STLT#348, Guide My Feet

Today, gentle readers, I offer you A Tale of Two Liturgical Moments. Because indeed, as our man Charles Dickens wrote, “It was the best of times, it was the worst of times.”

The best of times was when I learned an arrangement of this African American spiritual in my seminary gospel choir; the harmonies were rich, and a tag was added to give it musical interest. We sang this in a chapel service, accompanied by the Psalm from which it is inspired, and a homily from one of our African American students.

Now Psalm 119 is a very long lament to God for mercy. As our writer is seeking protection, so too are they trying to convince God that they are keeping true to the laws and commandments, to show they are worthy of God’s presence through the hardships. So it’s no wonder the enslaved Africans might have heard this psalm and these lines and wanted to ask for the same thing.
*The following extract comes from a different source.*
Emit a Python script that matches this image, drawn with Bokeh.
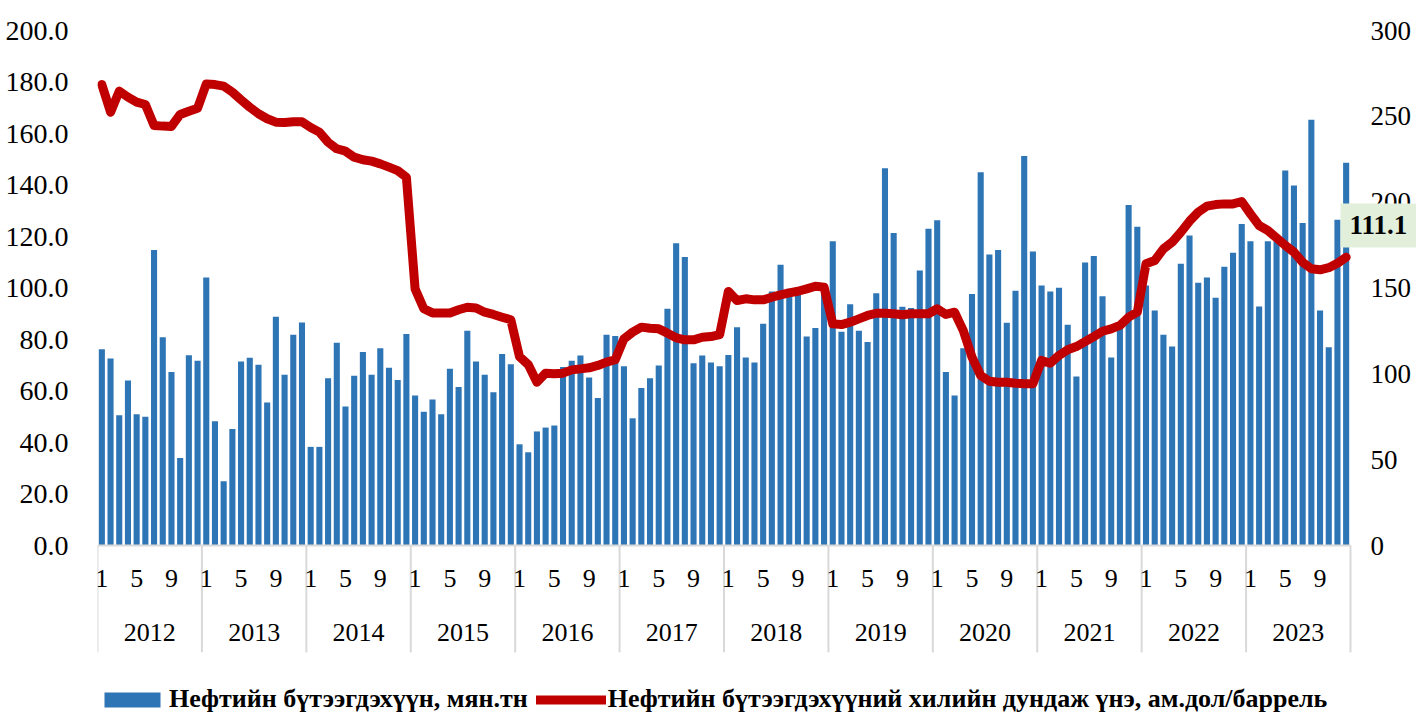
from bokeh.plotting import figure
from bokeh.models import (Range1d, LinearAxis, FixedTicker, NumeralTickFormatter,
                          Legend, LegendItem, ColumnDataSource)
from bokeh.core.properties import value
from bokeh.embed import file_html
from bokeh.resources import INLINE

years = [2012, 2013, 2014, 2015, 2016, 2017, 2018, 2019, 2020, 2021, 2022, 2023]
month_labels = [1, 5, 9]

production = [
    76.2, 72.6, 50.6, 64.1, 51.0, 50.0, 114.8, 80.9, 67.4, 34.0, 73.9, 71.7,
    104.1, 48.3, 25.0, 45.2, 71.5, 72.9, 70.2, 55.5, 88.8, 66.3, 81.8, 86.6,
    38.3, 38.3, 65.0, 78.7, 54.0, 65.9, 75.1, 66.3, 76.6, 69.0, 64.3, 82.1,
    58.3, 51.9, 56.7, 51.0, 68.6, 61.6, 83.4, 71.5, 66.3, 59.5, 74.4, 70.4,
    39.3, 36.2, 44.3, 45.8, 46.6, 69.3, 71.7, 73.8, 65.2, 57.3, 81.8, 81.4,
    69.6, 49.4, 61.2, 65.0, 69.9, 91.9, 117.4, 112.0, 70.8, 73.8, 71.1, 69.6,
    74.0, 84.8, 73.0, 71.1, 86.1, 98.6, 109.0, 99.7, 99.5, 81.2, 84.5, 100.0,
    118.2, 83.0, 93.7, 83.4, 79.0, 98.0, 146.5, 121.4, 92.7, 92.2, 106.8, 123.0,
    126.3, 67.4, 58.3, 76.6, 97.7, 145.0, 113.0, 114.8, 86.5, 98.9, 151.3, 114.2,
    101.0, 98.6, 100.1, 85.7, 65.6, 109.9, 112.4, 96.8, 73.0, 85.0, 132.2, 123.8,
    101.0, 91.3, 81.8, 77.3, 109.4, 120.4, 102.0, 104.1, 96.2, 108.3, 113.7, 124.9,
    118.2, 92.8, 118.2, 118.2, 145.6, 139.8, 125.2, 165.3, 91.3, 77.0, 126.5, 148.6,
]

price = [
    268.5, 252.4, 264.7, 261.2, 258.3, 256.9, 244.7, 244.3, 244.1, 251.1, 253.0, 254.7,
    268.9, 268.5, 267.6, 264.1, 259.6, 255.3, 251.5, 248.6, 246.6, 246.4, 246.8, 246.8,
    243.5, 240.8, 234.9, 231.1, 229.7, 226.2, 224.7, 223.9, 222.3, 220.4, 218.4, 214.5,
    149.5, 137.9, 135.5, 135.5, 135.5, 137.3, 138.8, 138.4, 135.9, 134.6, 133.0, 131.5,
    110.0, 105.4, 95.1, 100.4, 100.0, 100.4, 102.3, 102.9, 103.5, 104.9, 106.8, 108.2,
    120.4, 124.3, 127.2, 126.6, 126.2, 123.7, 121.0, 119.8, 119.8, 121.3, 121.7, 122.9,
    148.0, 142.7, 143.7, 143.1, 143.1, 144.6, 146.0, 147.2, 148.1, 149.5, 151.0, 150.5,
    129.1, 128.7, 130.1, 132.0, 134.0, 135.3, 135.3, 135.0, 134.4, 135.0, 135.0, 135.0,
    137.9, 134.6, 135.9, 125.2, 109.7, 99.0, 95.7, 95.1, 95.1, 94.5, 94.2, 94.2,
    107.8, 106.2, 110.7, 114.0, 115.9, 118.8, 121.7, 124.8, 126.2, 128.2, 133.0, 135.9,
    164.1, 166.0, 172.8, 176.7, 182.5, 188.9, 194.2, 197.7, 198.6, 199.0, 199.0, 200.4,
    193.2, 186.4, 183.5, 179.2, 174.8, 170.9, 165.0, 161.2, 160.6, 161.8, 164.4, 167.9,
]

left_ticks = [0, 20, 40, 60, 80, 100, 120, 140, 160, 180, 200]
right_ticks = [0, 50, 100, 150, 200, 250, 300]

series_names = ["Нефтийн бүтээгдэхүүн, мян.тн",
                "Нефтийн бүтээгдэхүүний хилийн дундаж үнэ, ам.дол/баррель"]
callout_text = "111.1"

FONT = "Liberation Serif"
BLUE = "#2E75B6"
RED = "#C00000"
GRAY = "#D9D9D9"

W, H = 1416, 716
n = len(production)
xs = [i + 0.5 for i in range(n)]

# frame spans from the left axis to the right/top/bottom canvas edges; the
# category labels, right-hand scale labels and callout are drawn inside it
px_per_month = 1253 / n
x_end = (W - 97) / px_per_month
px_per_unit = 515 / 200
y_top = 200 + 30 / px_per_unit
y_bottom = -(H - 545) / px_per_unit

p = figure(width=W, height=H, output_backend="svg", toolbar_location=None,
           x_range=Range1d(0, x_end), y_range=Range1d(y_bottom, y_top),
           x_axis_location=None, y_axis_location=None,
           min_border_left=97, min_border_right=0, min_border_top=0,
           min_border_bottom=0)
p.extra_y_ranges = {"price": Range1d(y_bottom * 1.5, y_top * 1.5)}
p.outline_line_color = None
p.grid.grid_line_color = None

left = LinearAxis(ticker=FixedTicker(ticks=left_ticks),
                  formatter=NumeralTickFormatter(format="0.0"))
left.axis_line_color = None
left.major_tick_line_color = None
left.minor_tick_line_color = None
left.major_label_text_font = FONT
left.major_label_text_font_size = "28px"
left.major_label_text_color = "black"
left.major_label_standoff = 23
p.add_layout(left, "left")

src = ColumnDataSource(dict(x=xs, prod=production, price=price))
bars = p.vbar(x="x", top="prod", width=0.7, source=src, fill_color=BLUE, line_color=None)
line = p.line(x="x", y="price", source=src, y_range_name="price", line_color=RED,
              line_width=9, line_join="round", line_cap="round")

# right-hand scale (price)
rx = n + 20 / px_per_month
p.text(x=[rx] * len(right_ticks), y=right_ticks, text=[str(t) for t in right_ticks],
       y_range_name="price", text_font=value(FONT), text_font_size="27px",
       text_align="left", text_baseline="middle", text_color="black")

# category axis: baseline, year separators, month and year labels
p.segment(x0=[0], y0=[0], x1=[n], y1=[0], line_color=GRAY, line_width=2)
bounds = [12 * k for k in range(len(years) + 1)]
p.segment(x0=bounds, y0=[0] * len(bounds), x1=bounds, y1=[-41.5] * len(bounds),
          line_color=GRAY, line_width=2)
mx, mt = [], []
for k, _ in enumerate(years):
    for m in month_labels:
        mx.append(12 * k + m - 0.5)
        mt.append(str(m))
p.text(x=mx, y=[-12.8] * len(mx), text=mt, text_font=value(FONT), text_font_size="26px",
       text_align="center", text_baseline="middle", text_color="black")
p.text(x=[12 * k + 6 for k in range(len(years))], y=[-33.8] * len(years),
       text=[str(y) for y in years], text_font=value(FONT), text_font_size="26px",
       text_align="center", text_baseline="middle", text_color="black")

# callout box with the highlighted value
p.quad(left=[(1340 - 97) / px_per_month], right=[x_end], top=[132.8], bottom=[115.7],
       fill_color="#E2EFDA", line_color=None)
p.text(x=[(1349 - 97) / px_per_month], y=[124.3], text=[callout_text],
       text_font=value(FONT), text_font_style="bold", text_font_size="27px",
       text_align="left", text_baseline="middle", text_color="black")

legend = Legend(items=[LegendItem(label=series_names[0], renderers=[bars]),
                       LegendItem(label=series_names[1], renderers=[line])],
                location=(0, 2), orientation="horizontal",
                glyph_width=70, glyph_height=19, label_standoff=2, spacing=8,
                padding=0, margin=0, border_line_color=None,
                background_fill_alpha=0,
                label_text_font=FONT, label_text_font_style="bold",
                label_text_font_size="26px", label_text_color="black")
p.add_layout(legend)

open("out.html", "w").write(file_html(p, INLINE))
The homily talked about hardship in the face of racism, and the prayer that is Guide My Feet was directly connected to the work different groups of people have to do – people of color, to be sustained and keep resisting; whites to do the hard work of dismantling white supremacy from within. It was a powerful moment for me, and it forever changed how I understand this song.

Guide my feet while I run this race.
Guide my feet while I run this race.
Guide my feet while I run this race,
for I don’t want to run this race in vain! (race in vain!)

Hold my hand while I run this race.
Hold my hand while I run this race.
Hold my hand while I run this race,
for I don’t want to run this race in vain! (race in vain!)

Stand by me while I run this race.
Stand by me while I run this race.
Stand by me while I run this race,
for I don’t want to run this race in vain! (race in vain!)

Now the worst of times was recently, as SUUSI, when our morning minister offered a service that was part travelogue, part Odyssey (a review of a minister’s career and lessons learned), and all offensive. Everything that happened in the service used the word “walk” exclusively; first of all, it was a huge problem to use only walking as the means for following a path (our theme was “blessed is the path”) – but more, our intrepid speaker (an older white man) changed the words of an opening reading to include only “we walk this path together” and then had the nerve to change lyrics to songs from other traditions. His homily screamed “walk” to the seemingly intentional exclusion of any other word. By the time he got to the closing, he had chosen to change even THIS song to “guide my feet, while I walk this path.”

That was the moment I could take it no longer and walked out, fuming. Fuming for the excessive ableism, fuming for the lack of context on the songs from other cultures, and fuming for the incredible gall of the man to change these lyrics.

So the moral of the story is this, my friends: use songs like this with extreme care. Be really clear you know how to address the abelist language of “run this race.” Be clear that you can use other verses (especially those we don’t include in our hymnal but exist elsewhere), but be very careful to not change verses if it isn’t your song to change. And definitely offer context and explanation, and don’t use this as a joyful song. It’s a song of pleading and lament and a call for God’s guidance.

And in case you wonder if any of that’s true, I’ll leave you with Bernice Johnson Reagon’s version:

But really. Be careful.

One Comment

  1. I remember a worship service at a chapter meeting that ended with this song. We sang it lustily and happily, and when we were done, the only African American among us (brought in to lead the program) burst into tears and said “That’s not the way to sing it. It should be slow and sad.” So thanks for this reminder. It was one of those “worst of times” moments for me (though I wasn’t the worship leader, just a witness).